What This Means for SAPinsiders
Treat the Discovery Center as a reuse engine, not a brochure. Agilent’s win came from lifting a mission out of oil and gas and bending it to a tariff-compliance problem. Enterprise architects should audit the Business AI Catalog and mission library for patterns, not just products, and explicitly ask “has this class of problem already been solved somewhere in the catalog?” before commissioning net-new development. The payoff is an enterprise pattern you can replicate across use cases, not a one-off feature.
Use the 20-to-30% head start to fund governance. Sutherland’s advantage is a faster start, but the recurring barrier across SAPinsider’s CIO and Stanford coverage is governance, validation, and trust, not raw capability. Reinvest the time the SAP Discovery Center saves into harder work, clean-core data readiness, human-in-the-loop controls, and ROI measurement, so pilots can graduate to production rather than stalling.

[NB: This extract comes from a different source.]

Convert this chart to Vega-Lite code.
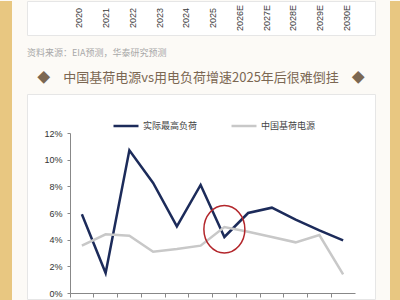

Make “fit, not 100%” an explicit design decision. Busireddy’s framing, that reference architectures guide what to use and what to avoid, is the right mental model. Practitioners should treat SAP Discovery Center outputs as directional blueprints and deliberately document where they diverge and why. That discipline turns the cost and ROI estimators into real budget inputs and gives program managers a defensible plan rather than an optimistic guess.